We’ll prove that this is equivalent to:
\[J(\theta) = \mathbb{E}_{x \sim p} [\frac{1}{2} \lVert \psi_\theta(x) \rVert^2 + \text{tr}(\nabla_x \psi_\theta(x))] + \text{const}\]Step 1: Expand the squared norm in the original objective:
\[J(\theta) = \frac{1}{2} \mathbb{E}_{x \sim p} [\lVert \psi_\theta(x) \rVert^2 - 2\psi_\theta(x)^T\psi(x) + \lVert \psi(x) \rVert^2]\]Step 2: Focus on the middle term:
\[-\mathbb{E}_{x \sim p} [\psi_\theta(x)^T\psi(x)]\]Step 3: Definition of expectation
\[ -\int p(x) \psi_\theta(x)^T\psi(x) dx\]Step 4: Substitute $\psi(x) = \nabla_x \log p(x)$
\[-\int p(x) \psi_\theta(x)^T\nabla_x \log p(x) dx \]Step 5: Log derivative trick (just applying the chain rule to the log probability)
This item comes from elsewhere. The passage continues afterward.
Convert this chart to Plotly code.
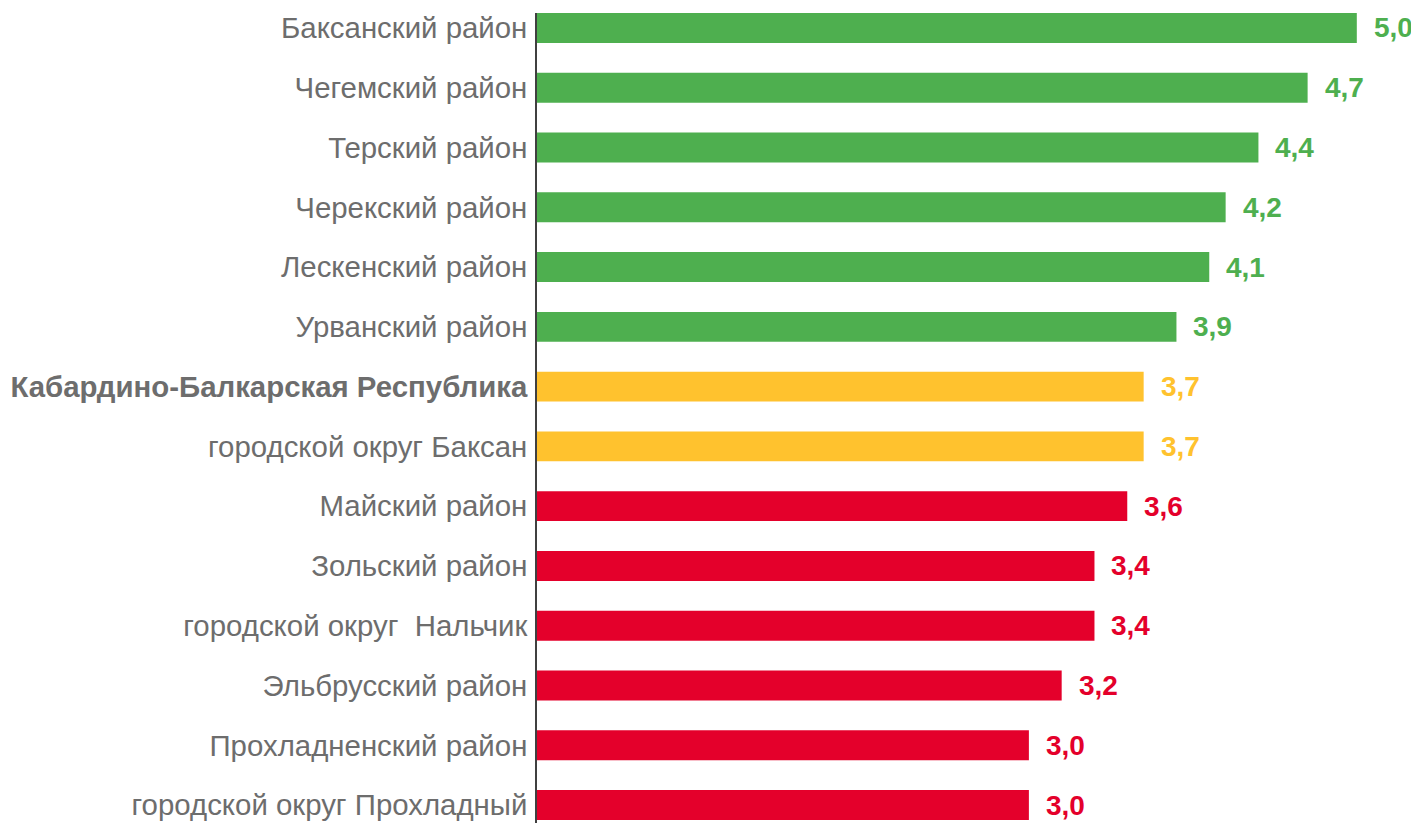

\[-\int \psi_\theta(x)^T\nabla_x p(x) dx\]Step 6: Integration by parts
Recall the general form of integration by parts:
\[\int u \frac{dv}{dx} dx = uv - \int v \frac{du}{dx} dx\]In our case:
\[\begin{align*}u &= \psi_\theta(x)^T \\\frac{dv}{dx} &= \nabla_x p(x)\end{align*}\]Now, we can apply integration by parts:
\[\begin{align} -\int \psi_\theta(x)^T\nabla_x p(x) dx &= -[\psi_\theta(x)^T p(x)]_{-\infty}^{\infty} + \int p(x) \nabla_x \psi_\theta(x)^T dx \\ &= \int p(x) \nabla_x \psi_\theta(x)^T dx \\ &= \mathbb{E}_{x \sim p} [\text{tr}(\nabla_x \psi_\theta(x))] \end{align}\]Note how $[\psi_\theta(x)^T p(x)]_{-\infty}^{\infty}$ vanished. This is a weak regularity assumption made in the original paper.
Step 7: Combining all the terms
\[J(\theta) = \mathbb{E}_{x \sim p} [\frac{1}{2} \lVert \psi_\theta(x) \rVert^2 + \text{tr}(\nabla_x \psi_\theta(x))] + \frac{1}{2}\mathbb{E}_{x \sim p} [\lVert \psi(x) \rVert^2]\]The last term doesn’t depend on $\theta$, so it’s constant with respect to the optimization. This completes the proof.